More specifically, Kwang Jin works on predicting the structural evolution and chemical degradation in Silicon-based anode materials using Density Functional Theory (DFT) and Molecular Dynamics (MD). He explains that while Lithium-ion batteries, with their granite-based anodes, have revolutionized the use of electronic materials and their application to electric/hybrid vehicles, further improvement in battery performance is possible by replacing the anode (negative electrode) component with still better materials. Due to their high capacitance, silicon-based anode materials are one such promising candidate for next-generation anode materials.
Kwang’s work has already resulted in a deepened understanding of the reaction of Silicon-based anode materials with Lithium (Li). His calculations and predictions of charge and discharge in Li-Si systems have been used to suggest guidelines for optimizing battery design in these systems. He hopes that his work in the Materials Simulation lab group will lead to fundamental insights into developing high capacity, long-lasting nano-structured electrodes and, more ambitiously, reduce the time and cost to develop future electronic devices and vehicles.
(The graphic on the left shows the atomic structure evolution of fully lithiated Si upon delithiation with different rates)
As an undergraduate at Hope college, Kwang performed electrochemical experiments to develop and analyze various coatings on battery electrodes. However, as a graduate student at MSU, he visited Dr. Yue Qi’s lab and became interested in studying these same materials computationally. With no prior experience in computer programming or coding, the main challenge for him became learning how to use computers as a scientific tool. He explains that, like one who performs a physical experiment, he needed to learn how to perform experiments with computers and use them to efficiently manage and analyze massive data sets, extracting the information buried in them.
Given his background Kwang says: “the learning barriers were extremely high but every time I needed help whether with a basic question or complicated coding process, HPCC was always there for support.” In addition to the availability of HPC resources, without which none of his research could be performed, Kwang says that the staff members were extremely helpful in his learning to use the computer as a research tool.
During his time at Michigan State, Kwang Jin has built meaningful relationships with his advisor, Dr. Yue Qi, and his lab mates. Working in the lab is a large part of his life at MSU, and it is important to him to surround himself with supportive colleagues.
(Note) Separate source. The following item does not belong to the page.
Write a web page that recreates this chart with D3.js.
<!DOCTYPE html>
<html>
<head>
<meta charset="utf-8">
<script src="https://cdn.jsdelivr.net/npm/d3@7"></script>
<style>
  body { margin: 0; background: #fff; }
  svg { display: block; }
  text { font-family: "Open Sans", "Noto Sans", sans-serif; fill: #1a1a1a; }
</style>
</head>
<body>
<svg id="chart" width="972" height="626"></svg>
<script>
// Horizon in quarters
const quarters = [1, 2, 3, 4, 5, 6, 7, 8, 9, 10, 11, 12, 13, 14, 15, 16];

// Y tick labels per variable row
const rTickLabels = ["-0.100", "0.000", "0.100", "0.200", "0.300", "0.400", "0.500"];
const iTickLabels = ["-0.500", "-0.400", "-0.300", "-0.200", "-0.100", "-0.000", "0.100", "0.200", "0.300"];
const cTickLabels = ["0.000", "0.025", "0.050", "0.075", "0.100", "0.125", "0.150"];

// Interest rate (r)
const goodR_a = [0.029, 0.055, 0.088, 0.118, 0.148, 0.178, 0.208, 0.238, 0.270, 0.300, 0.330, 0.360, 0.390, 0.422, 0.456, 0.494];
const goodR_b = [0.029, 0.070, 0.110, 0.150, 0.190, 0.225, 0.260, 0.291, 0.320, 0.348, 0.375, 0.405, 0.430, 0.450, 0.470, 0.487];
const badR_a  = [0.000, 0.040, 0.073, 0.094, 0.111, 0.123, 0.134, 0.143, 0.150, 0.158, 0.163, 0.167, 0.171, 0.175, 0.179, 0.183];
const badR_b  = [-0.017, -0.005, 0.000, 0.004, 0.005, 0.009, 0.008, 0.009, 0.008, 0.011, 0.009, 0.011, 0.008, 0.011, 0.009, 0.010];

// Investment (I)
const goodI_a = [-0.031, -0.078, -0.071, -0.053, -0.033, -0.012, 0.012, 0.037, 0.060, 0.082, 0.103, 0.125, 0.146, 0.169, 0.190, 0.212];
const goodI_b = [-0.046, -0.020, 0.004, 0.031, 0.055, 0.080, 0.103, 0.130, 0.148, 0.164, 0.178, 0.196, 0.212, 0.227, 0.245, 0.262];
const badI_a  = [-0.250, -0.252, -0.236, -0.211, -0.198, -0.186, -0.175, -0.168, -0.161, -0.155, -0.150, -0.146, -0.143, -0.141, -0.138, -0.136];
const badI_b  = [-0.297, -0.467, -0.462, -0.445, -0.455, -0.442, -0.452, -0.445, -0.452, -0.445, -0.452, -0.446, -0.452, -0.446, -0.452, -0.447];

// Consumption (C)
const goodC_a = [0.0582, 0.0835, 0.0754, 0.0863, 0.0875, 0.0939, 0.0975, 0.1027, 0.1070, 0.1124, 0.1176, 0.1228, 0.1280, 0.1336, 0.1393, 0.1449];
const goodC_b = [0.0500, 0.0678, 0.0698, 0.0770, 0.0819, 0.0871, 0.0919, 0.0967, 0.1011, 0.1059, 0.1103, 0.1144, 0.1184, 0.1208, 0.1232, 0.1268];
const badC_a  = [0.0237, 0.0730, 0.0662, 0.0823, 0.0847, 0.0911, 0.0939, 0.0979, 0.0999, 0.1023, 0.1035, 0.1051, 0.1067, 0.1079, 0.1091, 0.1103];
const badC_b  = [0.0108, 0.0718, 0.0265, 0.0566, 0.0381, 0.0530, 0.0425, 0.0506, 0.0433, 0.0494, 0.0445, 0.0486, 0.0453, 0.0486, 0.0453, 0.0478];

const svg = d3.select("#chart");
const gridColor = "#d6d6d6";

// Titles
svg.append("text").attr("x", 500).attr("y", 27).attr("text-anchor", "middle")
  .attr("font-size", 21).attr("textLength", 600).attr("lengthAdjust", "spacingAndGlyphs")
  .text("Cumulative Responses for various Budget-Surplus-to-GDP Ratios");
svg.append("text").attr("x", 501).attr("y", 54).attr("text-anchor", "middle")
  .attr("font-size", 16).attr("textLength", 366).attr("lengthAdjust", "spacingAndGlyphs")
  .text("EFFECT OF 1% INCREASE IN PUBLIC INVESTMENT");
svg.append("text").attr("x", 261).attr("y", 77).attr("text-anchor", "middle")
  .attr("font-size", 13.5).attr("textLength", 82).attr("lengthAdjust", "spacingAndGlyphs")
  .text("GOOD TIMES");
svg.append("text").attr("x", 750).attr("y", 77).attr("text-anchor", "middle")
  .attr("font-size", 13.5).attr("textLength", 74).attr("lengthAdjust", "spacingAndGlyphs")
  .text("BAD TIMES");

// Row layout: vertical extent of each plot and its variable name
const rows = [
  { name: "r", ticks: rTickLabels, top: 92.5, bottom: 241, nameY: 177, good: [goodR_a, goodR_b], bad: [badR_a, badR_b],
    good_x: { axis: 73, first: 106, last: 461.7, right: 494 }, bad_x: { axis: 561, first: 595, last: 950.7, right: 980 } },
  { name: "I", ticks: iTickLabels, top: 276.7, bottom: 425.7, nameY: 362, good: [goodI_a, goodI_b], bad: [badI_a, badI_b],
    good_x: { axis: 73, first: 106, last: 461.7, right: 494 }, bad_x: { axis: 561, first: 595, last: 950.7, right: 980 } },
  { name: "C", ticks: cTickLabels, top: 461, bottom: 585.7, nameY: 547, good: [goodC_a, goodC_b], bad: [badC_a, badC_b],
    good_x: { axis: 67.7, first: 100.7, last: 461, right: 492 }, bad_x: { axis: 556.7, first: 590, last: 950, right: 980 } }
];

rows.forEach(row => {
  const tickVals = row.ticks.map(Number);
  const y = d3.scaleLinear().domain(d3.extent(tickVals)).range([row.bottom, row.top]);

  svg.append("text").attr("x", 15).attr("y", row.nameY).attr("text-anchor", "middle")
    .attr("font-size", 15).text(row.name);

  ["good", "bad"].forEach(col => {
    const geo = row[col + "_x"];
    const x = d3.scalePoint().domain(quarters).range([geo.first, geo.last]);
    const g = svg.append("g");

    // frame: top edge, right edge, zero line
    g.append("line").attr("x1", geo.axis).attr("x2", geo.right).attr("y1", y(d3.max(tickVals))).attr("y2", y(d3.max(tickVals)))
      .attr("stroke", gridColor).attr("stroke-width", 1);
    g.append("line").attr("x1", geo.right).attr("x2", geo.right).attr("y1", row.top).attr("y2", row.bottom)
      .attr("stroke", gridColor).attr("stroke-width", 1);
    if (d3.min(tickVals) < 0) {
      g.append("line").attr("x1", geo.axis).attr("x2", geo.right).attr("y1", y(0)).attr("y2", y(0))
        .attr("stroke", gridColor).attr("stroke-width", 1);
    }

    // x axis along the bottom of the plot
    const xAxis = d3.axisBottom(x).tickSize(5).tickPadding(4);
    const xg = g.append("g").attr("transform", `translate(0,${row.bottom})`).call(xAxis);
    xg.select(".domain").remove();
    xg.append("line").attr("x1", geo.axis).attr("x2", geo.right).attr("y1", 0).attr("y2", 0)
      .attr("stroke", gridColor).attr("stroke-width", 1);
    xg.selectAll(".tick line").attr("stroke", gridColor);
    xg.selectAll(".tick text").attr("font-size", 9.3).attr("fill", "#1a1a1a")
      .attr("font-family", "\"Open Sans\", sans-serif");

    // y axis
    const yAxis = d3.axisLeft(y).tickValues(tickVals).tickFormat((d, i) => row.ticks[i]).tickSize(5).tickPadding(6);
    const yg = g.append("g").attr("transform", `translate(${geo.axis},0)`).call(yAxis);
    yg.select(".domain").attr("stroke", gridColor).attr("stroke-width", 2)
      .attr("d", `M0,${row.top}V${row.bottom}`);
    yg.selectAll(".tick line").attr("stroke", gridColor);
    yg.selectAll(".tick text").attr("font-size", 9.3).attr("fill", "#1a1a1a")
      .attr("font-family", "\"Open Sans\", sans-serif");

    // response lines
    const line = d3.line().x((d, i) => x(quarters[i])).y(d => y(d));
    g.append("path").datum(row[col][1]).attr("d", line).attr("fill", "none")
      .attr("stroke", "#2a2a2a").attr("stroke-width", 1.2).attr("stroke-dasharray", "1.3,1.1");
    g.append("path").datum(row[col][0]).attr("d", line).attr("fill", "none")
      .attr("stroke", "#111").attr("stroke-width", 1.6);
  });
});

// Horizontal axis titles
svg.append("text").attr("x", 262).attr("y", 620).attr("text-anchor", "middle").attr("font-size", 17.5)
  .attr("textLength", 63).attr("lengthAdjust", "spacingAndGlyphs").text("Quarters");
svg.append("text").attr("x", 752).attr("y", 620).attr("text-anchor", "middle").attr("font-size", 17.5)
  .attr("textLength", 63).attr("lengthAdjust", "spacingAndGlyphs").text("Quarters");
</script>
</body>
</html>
Kwang Jin is certain that he wants to continue his computational research in energy related materials. In addition to studying batteries, he plans to investigate other energy storage and generation devices, including fuel and solar cells. “I believe replacing fossil fuels will become a major issue in the future, and no single storage system (battery or solar cell) will provide a solution, rather all of them will serve their purpose. Therefore, I want to possess a comprehensive understanding of energy-related materials,” says kwang Jin.
Reference:
Kim KJ, Wortman J, Kim S-Y, Qi Y. Atomistic Simulation Derived Insight on the Irreversible Structural Changes of Si Electrode during Fast and Slow Delithiation. Nano Letters. 2017;17(7):4330-4338.